The federal government’s 2023 spending plan will hurt seniors’ access to medical care when physician reimbursement for Medicare drops in 2023.

Meanwhile, physicians will continue receiving incentive payments for value-based care models, but more money would help in the accountable care organization (ACO) movement.

On Monday, the U.S. Senate Committee on Appropriations published the $1.7 trillion 2023 Omnibus Appropriations Bill with money for issues ranging from consumer inflation at home to the war in Ukraine.

On Tuesday, lawmakers unveiled the $1.7 trillion proposed spending package needed to avert a government shutdown by Friday if both chambers can pass the measure this week. 

According to reports, in the package Congressional leaders reduced the Medicare payment cuts to 2%, less than the 4.5% cuts expected in the Medicare Physician Fee Schedule payments in 2023 even though groups have urged congress to avoid cuts altogether, citing the ongoing financial challenges providers are facing because of the pandemic.

The package seeks to stave off about half of the expected reductions to Medicare reimbursement for physician services over the next two years. Physicians will face a 2 percent cut in the new year and a 3.5 percent cut in 2024.

The spending plan has some highlights. A statement from Committee Chairman Sen. Patrick Leahy, D-Vermont, included some health care and research programs among its highlights:

  • $47.5 billion for the National Institutes of Health
  • $9.2 billion for the U.S. Centers for Disease Control and Prevention
  • $1.5 billion for the Advanced Research Projects Agency for Health (ARPA-H) fight against cancer
  • $950 million for the Biomedical Advanced Research and Development Authority to bolster national health security

Medicare was not included on that highlight list, even though for weeks the Medicare Physician Fee Schedule has been target for health care organizations calling on Congress to take action to avoid reimbursement cuts for physicians, including ophthalmologists.

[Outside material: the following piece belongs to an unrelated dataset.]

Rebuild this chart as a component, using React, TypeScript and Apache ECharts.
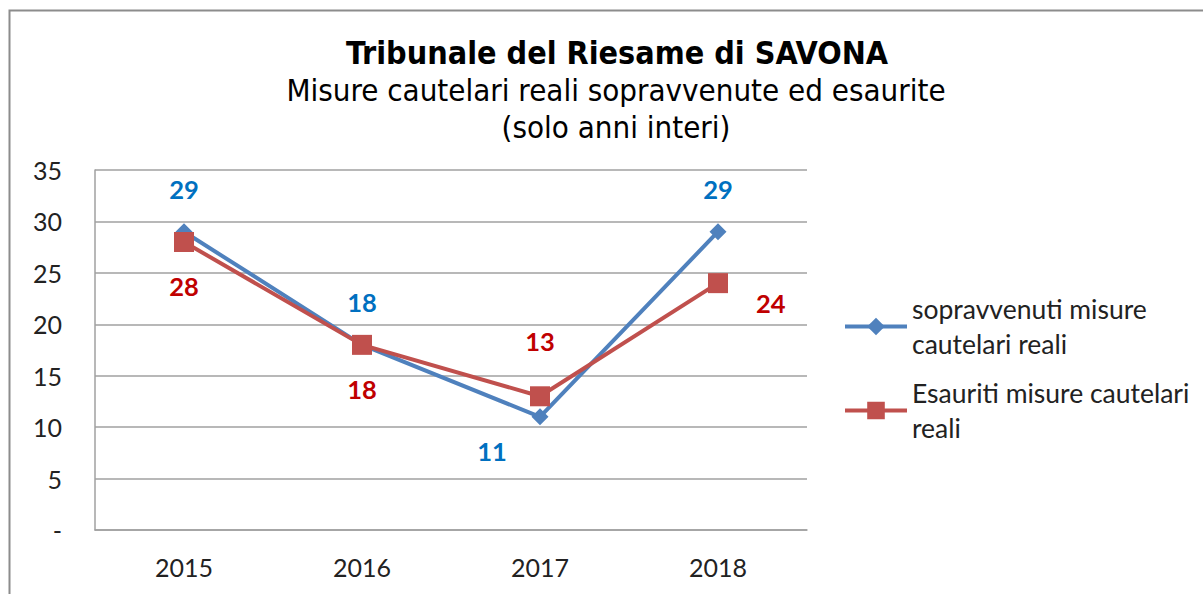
import React, { useEffect, useRef } from "react";
import * as echarts from "echarts";

const categories = ["2015", "2016", "2017", "2018"];
const sopravvenuti = [29, 18, 11, 29];
const esauriti = [28, 18, 13, 24];
const seriesNames = ["sopravvenuti misure cautelari reali", "Esauriti misure cautelari reali"];
const legendLabels: Record<string, string> = {
  "sopravvenuti misure cautelari reali": "sopravvenuti misure\ncautelari reali",
  "Esauriti misure cautelari reali": "Esauriti misure cautelari\nreali",
};
const titleText = "Tribunale del Riesame di SAVONA";
const subtitleText = "Misure cautelari reali sopravvenute ed esaurite\n(solo anni interi)";
const yTicks = { min: 0, max: 35, interval: 5 };

const BLUE = "#4F81BD";
const RED = "#C0504D";
const BLUE_LBL = "#0070C0";
const RED_LBL = "#C00000";
const FONT = "Lato, 'Open Sans', sans-serif";
const TFONT = "'DejaVu Sans Condensed', 'DejaVu Sans', sans-serif";

export default function App() {
  const ref = useRef<HTMLDivElement>(null);
  useEffect(() => {
    if (!ref.current) return;
    const chart = echarts.init(ref.current, null, { renderer: "svg" });
    const lblBase = { show: true, fontSize: 25.5, fontWeight: "bold" as const, fontFamily: FONT };
    const blueLabels = [
      { position: "top", distance: 21 },
      { position: "top", distance: 21 },
      { position: "bottom", distance: 13, offset: [-48, 0] },
      { position: "top", distance: 21 },
    ];
    const redLabels = [
      { position: "bottom", distance: 21 },
      { position: "bottom", distance: 21 },
      { position: "top", distance: 32 },
      { position: "right", distance: 28, offset: [0, 20] },
    ];
    chart.setOption({
      animation: false,
      backgroundColor: "#ffffff",
      title: [
        {
          text: titleText,
          left: 612,
          textAlign: "center",
          top: 29,
          textStyle: { fontFamily: TFONT, fontSize: 32, fontWeight: "bold", color: "#000", lineHeight: 38 },
        },
        {
          text: subtitleText,
          left: 611,
          textAlign: "center",
          top: 66,
          textStyle: { fontFamily: TFONT, fontSize: 31, fontWeight: "normal", color: "#000", lineHeight: 37 },
        },
      ],
      legend: {
        orient: "vertical",
        left: 838,
        top: 269,
        itemGap: -21,
        itemWidth: 62,
        itemHeight: 22,
        data: seriesNames,
        formatter: (n: string) => legendLabels[n] ?? n,
        lineStyle: { width: 4 },
        textStyle: {
          fontFamily: FONT,
          fontSize: 26.5,
          color: "#222",
          lineHeight: 35,
          padding: [35, 0, 0, 0],
        },
      },
      grid: { left: 95, top: 170, right: 396, bottom: 64 },
      xAxis: {
        type: "category",
        data: categories,
        boundaryGap: true,
        axisLine: { show: true, lineStyle: { color: "#a0a0a0", width: 1.5 } },
        axisTick: { show: false },
        axisLabel: { fontFamily: FONT, fontSize: 25, color: "#222", margin: 24 },
      },
      yAxis: {
        type: "value",
        min: yTicks.min,
        max: yTicks.max,
        interval: yTicks.interval,
        axisLine: { show: true, lineStyle: { color: "#a0a0a0", width: 1.5 } },
        axisTick: { show: false },
        splitLine: { show: true, lineStyle: { color: "#a0a0a0", width: 1.5 } },
        axisLabel: {
          fontFamily: FONT,
          fontSize: 25,
          color: "#222",
          margin: 33,
          formatter: (v: number) => (v === 0 ? "-" : String(v)),
        },
      },
      series: [
        {
          name: seriesNames[0],
          type: "line",
          data: sopravvenuti.map((v, i) => ({
            value: v,
            label: { ...lblBase, color: BLUE_LBL, ...blueLabels[i] },
          })),
          symbol: "diamond",
          symbolSize: [17, 17],
          lineStyle: { color: BLUE, width: 4 },
          itemStyle: { color: BLUE },
        },
        {
          name: seriesNames[1],
          type: "line",
          data: esauriti.map((v, i) => ({
            value: v,
            label: { ...lblBase, color: RED_LBL, ...redLabels[i] },
          })),
          symbol: "rect",
          symbolSize: 20,
          lineStyle: { color: RED, width: 4 },
          itemStyle: { color: RED },
        },
      ],
      graphic: [
        {
          type: "rect",
          shape: { x: 9.5, y: 10.5, width: 1400, height: 800 },
          style: { fill: "none", stroke: "#8c8c8c", lineWidth: 2 },
          silent: true,
        },
      ],
    });
    return () => chart.dispose();
  }, []);
  return (
    <div
      ref={ref}
      style={{ position: "fixed", left: 0, top: 0, width: 1203, height: 594 }}
    />
  );
}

More than 100 House members penned a bipartisan letter to President Joe Biden and House and Senate leadership, urging swift action to head off looming Medicare cuts.

“We have heard from provider organizations that if these additional Medicare cuts are not prevented, medical groups and integrated systems of care would be forced to eliminate services, furlough staff, implement hiring freezes, and delay population health initiatives,” the lawmakers wrote.